* _Objective_
Begin the copy with the line that contains "Write a Python" and end it with the line that contains "from matplotlib import transforms". Print these lines exactly and omit all pictures.

Records with drawing code
------------------------

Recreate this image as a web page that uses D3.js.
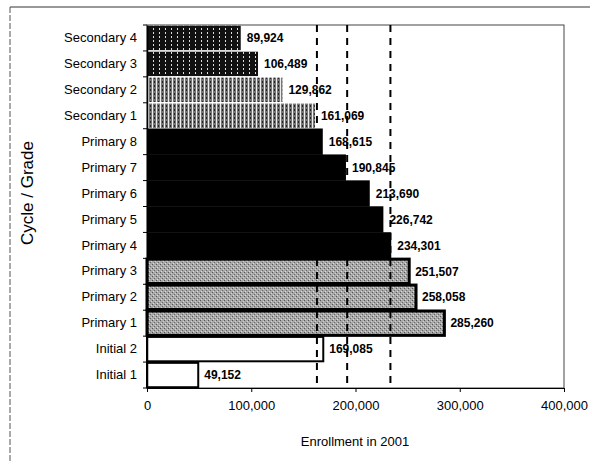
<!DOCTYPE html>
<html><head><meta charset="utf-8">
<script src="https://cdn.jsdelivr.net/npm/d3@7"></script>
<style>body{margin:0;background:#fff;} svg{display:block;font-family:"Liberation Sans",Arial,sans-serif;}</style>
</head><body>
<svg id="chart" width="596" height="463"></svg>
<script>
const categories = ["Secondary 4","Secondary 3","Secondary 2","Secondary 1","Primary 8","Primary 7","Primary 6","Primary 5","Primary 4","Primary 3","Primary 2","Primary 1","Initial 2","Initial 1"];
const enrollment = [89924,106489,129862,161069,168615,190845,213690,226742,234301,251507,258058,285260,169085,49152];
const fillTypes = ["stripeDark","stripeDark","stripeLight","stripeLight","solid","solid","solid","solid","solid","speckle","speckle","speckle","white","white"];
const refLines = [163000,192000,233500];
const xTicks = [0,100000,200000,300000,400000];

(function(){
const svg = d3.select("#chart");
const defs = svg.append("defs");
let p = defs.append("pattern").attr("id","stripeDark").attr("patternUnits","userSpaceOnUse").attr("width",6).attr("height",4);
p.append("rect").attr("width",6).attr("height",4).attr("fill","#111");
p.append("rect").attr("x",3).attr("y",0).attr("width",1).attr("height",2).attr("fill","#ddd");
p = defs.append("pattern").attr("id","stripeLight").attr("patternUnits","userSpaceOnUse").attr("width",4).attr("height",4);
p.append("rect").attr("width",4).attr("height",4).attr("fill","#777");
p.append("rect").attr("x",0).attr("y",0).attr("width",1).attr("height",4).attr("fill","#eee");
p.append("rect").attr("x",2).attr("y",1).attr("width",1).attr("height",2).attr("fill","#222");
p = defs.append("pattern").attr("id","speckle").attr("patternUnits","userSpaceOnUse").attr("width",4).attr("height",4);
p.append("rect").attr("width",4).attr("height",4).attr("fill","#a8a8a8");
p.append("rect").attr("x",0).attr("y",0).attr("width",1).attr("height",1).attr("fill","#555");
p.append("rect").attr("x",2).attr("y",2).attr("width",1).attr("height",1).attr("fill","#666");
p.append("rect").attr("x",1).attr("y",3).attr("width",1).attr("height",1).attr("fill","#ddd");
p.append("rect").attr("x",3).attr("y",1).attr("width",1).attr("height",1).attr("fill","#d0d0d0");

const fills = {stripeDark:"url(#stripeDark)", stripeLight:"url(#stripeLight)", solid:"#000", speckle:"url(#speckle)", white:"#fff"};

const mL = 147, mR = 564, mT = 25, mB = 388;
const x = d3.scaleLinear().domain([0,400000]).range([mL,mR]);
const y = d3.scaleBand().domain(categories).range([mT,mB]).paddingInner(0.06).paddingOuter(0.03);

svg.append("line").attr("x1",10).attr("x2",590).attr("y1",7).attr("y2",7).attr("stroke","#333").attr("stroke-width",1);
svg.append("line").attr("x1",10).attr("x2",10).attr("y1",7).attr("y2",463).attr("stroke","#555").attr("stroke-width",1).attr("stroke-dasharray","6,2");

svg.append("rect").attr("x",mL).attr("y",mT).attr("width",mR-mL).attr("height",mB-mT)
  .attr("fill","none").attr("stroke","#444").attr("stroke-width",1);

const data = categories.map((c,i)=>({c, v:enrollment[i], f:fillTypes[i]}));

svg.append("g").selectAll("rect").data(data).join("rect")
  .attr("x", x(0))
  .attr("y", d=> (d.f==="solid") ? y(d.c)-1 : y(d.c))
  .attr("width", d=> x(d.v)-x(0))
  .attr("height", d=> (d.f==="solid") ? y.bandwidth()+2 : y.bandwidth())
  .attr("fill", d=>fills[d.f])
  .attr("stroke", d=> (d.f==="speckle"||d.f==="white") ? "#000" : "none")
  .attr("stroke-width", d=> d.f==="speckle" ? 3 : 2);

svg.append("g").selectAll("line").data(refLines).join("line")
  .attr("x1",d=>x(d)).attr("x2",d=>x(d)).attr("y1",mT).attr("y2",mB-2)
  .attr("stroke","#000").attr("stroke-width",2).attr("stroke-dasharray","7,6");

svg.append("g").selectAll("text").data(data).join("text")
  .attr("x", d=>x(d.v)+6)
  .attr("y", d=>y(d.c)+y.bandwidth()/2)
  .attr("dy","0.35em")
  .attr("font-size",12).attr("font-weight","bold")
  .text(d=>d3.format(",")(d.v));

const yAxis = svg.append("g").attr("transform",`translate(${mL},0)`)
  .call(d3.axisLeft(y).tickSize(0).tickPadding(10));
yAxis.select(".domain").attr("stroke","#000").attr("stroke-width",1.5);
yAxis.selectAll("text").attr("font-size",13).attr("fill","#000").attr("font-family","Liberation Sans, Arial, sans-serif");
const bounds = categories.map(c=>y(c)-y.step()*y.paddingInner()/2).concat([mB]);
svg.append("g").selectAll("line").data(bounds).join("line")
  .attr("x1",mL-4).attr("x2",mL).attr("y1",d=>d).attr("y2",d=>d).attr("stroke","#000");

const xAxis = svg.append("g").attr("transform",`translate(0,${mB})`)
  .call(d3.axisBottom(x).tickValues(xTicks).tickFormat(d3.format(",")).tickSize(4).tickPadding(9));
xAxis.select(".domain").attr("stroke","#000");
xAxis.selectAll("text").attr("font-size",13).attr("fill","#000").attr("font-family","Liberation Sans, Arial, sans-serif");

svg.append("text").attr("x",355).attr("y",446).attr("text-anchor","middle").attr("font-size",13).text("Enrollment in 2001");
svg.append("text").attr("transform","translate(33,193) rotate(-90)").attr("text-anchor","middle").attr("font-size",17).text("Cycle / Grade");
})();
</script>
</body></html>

------------------------

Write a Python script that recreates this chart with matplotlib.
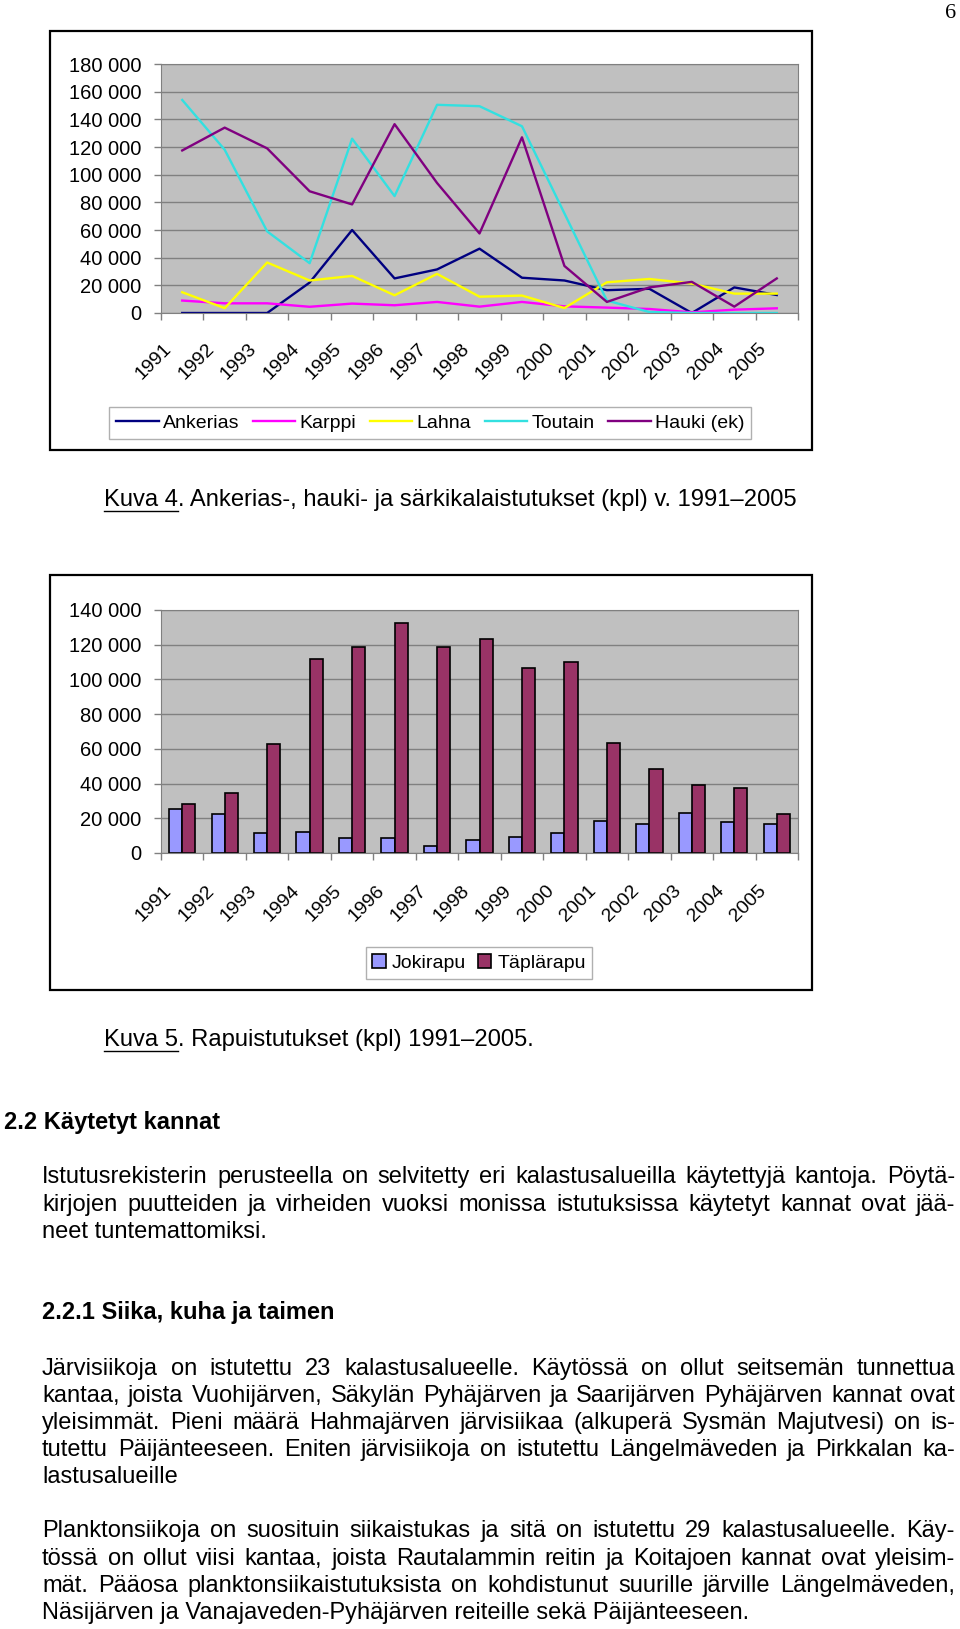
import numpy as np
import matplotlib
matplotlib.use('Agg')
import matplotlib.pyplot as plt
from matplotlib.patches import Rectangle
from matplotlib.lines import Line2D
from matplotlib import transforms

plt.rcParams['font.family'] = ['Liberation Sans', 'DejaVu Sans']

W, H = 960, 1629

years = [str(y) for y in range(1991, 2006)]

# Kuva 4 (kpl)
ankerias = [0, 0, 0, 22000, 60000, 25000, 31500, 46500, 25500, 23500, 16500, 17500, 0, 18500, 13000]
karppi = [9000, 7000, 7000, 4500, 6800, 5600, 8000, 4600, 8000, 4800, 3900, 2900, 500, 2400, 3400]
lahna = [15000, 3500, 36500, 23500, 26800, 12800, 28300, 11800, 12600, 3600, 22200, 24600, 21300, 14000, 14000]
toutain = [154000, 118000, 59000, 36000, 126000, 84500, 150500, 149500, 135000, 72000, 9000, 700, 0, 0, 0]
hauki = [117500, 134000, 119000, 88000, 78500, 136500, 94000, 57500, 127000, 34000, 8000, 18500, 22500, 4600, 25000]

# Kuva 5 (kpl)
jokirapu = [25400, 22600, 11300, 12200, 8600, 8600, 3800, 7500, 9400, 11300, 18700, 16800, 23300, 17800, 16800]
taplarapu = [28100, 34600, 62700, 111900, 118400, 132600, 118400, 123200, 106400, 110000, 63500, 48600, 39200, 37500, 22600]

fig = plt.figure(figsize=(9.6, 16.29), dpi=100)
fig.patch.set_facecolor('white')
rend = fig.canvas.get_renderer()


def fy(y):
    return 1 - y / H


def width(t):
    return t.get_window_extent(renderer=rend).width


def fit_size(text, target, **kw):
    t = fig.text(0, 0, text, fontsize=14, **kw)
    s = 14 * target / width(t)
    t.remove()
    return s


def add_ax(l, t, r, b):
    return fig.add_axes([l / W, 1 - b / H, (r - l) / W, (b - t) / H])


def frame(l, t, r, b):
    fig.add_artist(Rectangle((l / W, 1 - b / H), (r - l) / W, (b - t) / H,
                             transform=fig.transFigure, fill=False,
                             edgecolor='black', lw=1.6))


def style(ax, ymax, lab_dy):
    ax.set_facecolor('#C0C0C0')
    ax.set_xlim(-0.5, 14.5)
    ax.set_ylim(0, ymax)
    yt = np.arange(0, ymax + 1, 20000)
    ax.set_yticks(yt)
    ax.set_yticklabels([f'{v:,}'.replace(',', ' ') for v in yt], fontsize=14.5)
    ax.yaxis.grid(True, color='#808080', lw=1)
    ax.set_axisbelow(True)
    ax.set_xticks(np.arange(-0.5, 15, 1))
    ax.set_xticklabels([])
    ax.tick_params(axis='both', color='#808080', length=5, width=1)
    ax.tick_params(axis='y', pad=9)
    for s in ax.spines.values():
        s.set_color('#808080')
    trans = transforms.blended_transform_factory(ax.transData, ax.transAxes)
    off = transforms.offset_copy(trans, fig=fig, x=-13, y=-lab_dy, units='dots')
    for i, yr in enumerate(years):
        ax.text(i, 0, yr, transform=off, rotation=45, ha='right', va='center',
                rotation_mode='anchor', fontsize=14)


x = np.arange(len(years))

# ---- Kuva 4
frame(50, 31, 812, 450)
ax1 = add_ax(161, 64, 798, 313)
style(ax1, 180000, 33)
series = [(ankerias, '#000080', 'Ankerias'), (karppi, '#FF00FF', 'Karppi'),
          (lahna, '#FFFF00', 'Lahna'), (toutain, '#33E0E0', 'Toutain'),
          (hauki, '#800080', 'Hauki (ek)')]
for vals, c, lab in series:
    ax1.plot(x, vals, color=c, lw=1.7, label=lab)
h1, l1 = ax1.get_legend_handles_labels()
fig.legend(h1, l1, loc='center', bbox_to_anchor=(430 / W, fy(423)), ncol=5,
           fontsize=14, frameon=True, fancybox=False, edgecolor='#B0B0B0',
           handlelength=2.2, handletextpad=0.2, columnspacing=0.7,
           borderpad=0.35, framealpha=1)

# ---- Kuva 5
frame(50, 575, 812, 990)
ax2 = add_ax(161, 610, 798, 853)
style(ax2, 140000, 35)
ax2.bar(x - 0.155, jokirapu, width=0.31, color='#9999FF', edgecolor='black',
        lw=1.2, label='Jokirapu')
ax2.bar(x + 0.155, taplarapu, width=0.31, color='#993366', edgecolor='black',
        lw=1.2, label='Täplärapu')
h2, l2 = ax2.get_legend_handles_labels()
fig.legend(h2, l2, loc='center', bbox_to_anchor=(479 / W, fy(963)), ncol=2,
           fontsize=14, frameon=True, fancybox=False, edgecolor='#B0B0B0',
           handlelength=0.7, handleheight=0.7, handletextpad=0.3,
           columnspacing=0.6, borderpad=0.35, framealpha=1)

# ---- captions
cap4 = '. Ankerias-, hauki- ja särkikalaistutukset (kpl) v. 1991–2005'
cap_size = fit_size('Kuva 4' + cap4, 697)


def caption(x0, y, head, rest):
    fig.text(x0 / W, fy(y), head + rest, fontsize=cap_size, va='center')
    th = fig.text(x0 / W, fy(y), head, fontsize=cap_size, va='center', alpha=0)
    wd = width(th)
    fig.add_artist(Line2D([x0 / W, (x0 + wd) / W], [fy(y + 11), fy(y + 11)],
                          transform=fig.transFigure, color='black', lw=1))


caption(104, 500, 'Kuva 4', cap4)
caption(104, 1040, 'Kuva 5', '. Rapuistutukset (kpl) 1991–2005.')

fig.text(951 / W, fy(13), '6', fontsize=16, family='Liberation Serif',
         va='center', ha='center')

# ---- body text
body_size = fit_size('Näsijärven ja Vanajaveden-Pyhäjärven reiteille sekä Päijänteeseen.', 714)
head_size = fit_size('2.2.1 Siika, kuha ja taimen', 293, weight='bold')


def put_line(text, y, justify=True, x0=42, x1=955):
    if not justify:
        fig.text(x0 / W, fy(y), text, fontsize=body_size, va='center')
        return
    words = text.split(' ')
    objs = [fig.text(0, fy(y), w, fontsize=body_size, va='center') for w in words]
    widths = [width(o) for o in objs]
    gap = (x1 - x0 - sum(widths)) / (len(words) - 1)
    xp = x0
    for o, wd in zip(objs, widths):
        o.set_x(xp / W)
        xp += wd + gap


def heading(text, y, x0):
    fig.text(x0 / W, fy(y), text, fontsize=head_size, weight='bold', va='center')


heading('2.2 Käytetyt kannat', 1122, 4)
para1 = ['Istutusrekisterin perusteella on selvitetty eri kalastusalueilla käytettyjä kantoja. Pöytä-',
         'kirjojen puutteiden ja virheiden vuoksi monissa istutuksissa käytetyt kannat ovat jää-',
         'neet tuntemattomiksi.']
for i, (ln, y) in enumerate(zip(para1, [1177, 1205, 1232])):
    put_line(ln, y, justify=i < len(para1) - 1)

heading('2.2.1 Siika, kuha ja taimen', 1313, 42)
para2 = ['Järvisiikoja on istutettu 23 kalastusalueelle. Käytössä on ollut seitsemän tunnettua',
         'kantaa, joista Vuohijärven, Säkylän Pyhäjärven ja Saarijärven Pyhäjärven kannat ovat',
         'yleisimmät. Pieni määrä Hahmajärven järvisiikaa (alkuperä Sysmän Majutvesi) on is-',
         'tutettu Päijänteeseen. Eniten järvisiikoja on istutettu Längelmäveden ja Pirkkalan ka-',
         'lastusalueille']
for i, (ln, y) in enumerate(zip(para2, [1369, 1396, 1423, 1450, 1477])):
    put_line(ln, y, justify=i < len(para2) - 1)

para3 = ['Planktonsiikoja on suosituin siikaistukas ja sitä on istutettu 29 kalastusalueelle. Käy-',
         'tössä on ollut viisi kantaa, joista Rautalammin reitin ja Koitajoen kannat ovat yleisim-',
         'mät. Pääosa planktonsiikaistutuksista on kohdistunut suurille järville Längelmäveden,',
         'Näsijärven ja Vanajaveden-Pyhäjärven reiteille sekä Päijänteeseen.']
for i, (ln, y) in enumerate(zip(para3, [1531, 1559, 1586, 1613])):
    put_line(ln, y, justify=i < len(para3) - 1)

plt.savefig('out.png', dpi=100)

------------------------

* _Output for this exercise_
Write a Python script that recreates this chart with matplotlib.
import numpy as np
import matplotlib
matplotlib.use('Agg')
import matplotlib.pyplot as plt
from matplotlib.patches import Rectangle
from matplotlib.lines import Line2D
from matplotlib import transforms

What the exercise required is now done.